Split into small groups of two or three, students in the district’s deaf and hard of hearing program spent part of the morning with a paraeducator as they worked on different things including reading, letter and sound recognition.

The Central Kitsap School District has a regional deaf and hard of hearing program that caters not only to Kitsap students but those in surrounding districts and counties as well.

Deaf and hard of hearing is considered a “low-incident” disability and bringing the students together only enhances their learning experience, said Bill Mosiman, the district’s director of special services.

“If you are one of a few, the chances of socializing and even forming friendships are greatly reduced,” Mosiman said. “Here, they have a wider social network.”

Currently there are 18 students in the program who attend Woodlands and 6 students who attend Klahowya Secondary School — where the program continues for older students.
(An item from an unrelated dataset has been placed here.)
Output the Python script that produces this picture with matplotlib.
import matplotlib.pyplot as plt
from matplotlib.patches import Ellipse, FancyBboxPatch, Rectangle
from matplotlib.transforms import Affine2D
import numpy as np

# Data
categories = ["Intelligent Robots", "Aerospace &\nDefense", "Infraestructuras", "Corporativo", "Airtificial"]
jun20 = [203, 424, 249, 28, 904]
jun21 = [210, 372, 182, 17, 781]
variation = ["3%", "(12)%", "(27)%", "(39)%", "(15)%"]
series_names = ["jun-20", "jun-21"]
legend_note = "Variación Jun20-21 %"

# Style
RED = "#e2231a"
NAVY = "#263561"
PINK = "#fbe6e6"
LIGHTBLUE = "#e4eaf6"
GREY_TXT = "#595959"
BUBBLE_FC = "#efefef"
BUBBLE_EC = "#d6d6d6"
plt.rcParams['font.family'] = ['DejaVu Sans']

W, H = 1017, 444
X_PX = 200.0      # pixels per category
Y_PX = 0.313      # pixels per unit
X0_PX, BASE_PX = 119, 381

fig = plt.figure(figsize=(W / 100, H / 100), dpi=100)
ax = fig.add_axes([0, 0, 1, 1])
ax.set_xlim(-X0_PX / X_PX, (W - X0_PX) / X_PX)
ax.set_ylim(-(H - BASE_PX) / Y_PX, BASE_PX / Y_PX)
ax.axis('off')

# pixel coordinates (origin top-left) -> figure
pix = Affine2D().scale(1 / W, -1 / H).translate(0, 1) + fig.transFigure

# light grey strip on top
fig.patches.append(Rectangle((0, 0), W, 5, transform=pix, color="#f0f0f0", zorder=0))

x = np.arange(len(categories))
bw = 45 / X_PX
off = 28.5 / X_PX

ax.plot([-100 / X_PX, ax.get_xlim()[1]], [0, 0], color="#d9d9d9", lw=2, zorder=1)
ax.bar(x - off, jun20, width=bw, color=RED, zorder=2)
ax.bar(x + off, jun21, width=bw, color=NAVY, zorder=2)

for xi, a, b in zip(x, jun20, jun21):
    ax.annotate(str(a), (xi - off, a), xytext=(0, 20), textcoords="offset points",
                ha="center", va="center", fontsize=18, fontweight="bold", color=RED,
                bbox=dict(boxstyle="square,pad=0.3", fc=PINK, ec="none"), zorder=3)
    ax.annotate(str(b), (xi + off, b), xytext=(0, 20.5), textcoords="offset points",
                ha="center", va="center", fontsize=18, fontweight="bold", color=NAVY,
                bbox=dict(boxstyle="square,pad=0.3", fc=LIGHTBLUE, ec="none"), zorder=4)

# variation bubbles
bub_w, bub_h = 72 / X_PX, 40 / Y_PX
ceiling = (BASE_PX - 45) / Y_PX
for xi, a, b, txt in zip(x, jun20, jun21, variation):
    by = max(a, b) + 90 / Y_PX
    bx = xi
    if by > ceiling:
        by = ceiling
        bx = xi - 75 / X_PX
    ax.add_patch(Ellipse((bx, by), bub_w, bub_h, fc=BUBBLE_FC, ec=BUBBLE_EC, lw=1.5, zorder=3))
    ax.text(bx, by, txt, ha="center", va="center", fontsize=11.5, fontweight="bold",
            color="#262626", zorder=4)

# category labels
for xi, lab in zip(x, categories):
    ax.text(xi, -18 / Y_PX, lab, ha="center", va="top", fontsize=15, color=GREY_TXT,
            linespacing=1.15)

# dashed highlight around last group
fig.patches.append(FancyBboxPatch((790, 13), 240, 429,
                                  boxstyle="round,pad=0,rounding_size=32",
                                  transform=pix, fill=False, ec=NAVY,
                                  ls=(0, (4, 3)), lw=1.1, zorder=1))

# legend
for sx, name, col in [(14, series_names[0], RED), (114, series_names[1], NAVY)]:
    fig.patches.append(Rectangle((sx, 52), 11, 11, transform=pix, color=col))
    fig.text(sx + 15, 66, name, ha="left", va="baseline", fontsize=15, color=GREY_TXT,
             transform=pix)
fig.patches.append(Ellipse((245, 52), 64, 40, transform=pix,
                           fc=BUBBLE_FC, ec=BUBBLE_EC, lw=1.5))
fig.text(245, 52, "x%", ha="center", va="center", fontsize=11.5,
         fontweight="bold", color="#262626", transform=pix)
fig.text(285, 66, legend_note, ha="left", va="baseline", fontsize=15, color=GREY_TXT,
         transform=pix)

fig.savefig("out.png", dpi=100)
A total of 14 students attend the program from schools outside the district, which include Bremerton, North Kitsap, Peninsula, Port Townsend and South Kitsap. At Woodlands, kindergarten through sixth grade students are in one classroom together and may spend time in a general classroom along with an interpreter depending on their needs.

“As they get older, they move out to the general education classroom,” said Mosiman. “At the secondary level, they are in the general classroom all the time.”

Having the program open to the region has made it more cost-effective for the district since the other districts pay for the services, Mosiman said.

Aside from the deaf and hard of hearing program, the district’s other special education programs include Kitsap Achievement Program for those with social and emotional disabilities and the self-contained program for students with cognitive deficiencies.

From the self-contained program, students beginning in seventh grade move to a “life skills” program where they learn tasks such as how to go grocery shopping or how to cook that may come more naturally to students who are not in special education.

John Burch, co-chair of the Special Education Parent Advisory Council in Central Kitsap, said that 20 years ago, there was a stigma against special needs children but now schools provide lots of support.

“If you don’t look at it as a partnership, it’s very difficult for the school to do anything,” said Burch.

Burch has a 25-year-old son who went through the school district with cerebral palsy.  He remains involved with helping other parents with children in special education because “it’s hard not to.”

The Council was formed in 1992 and meets once a month. It’s a way for parents to learn from one another and gain resources, said Burch.

Angela Duncan has a son in ninth grade at Central Kitsap Junior High School, who is autistic and has ADHD as well as chronic depression. She said he works with a paraeducator and spends some of his time in a special education classroom and the rest in a general classroom.

“It’s valuable. It connects you to people you need to talk to,” she said of the Council.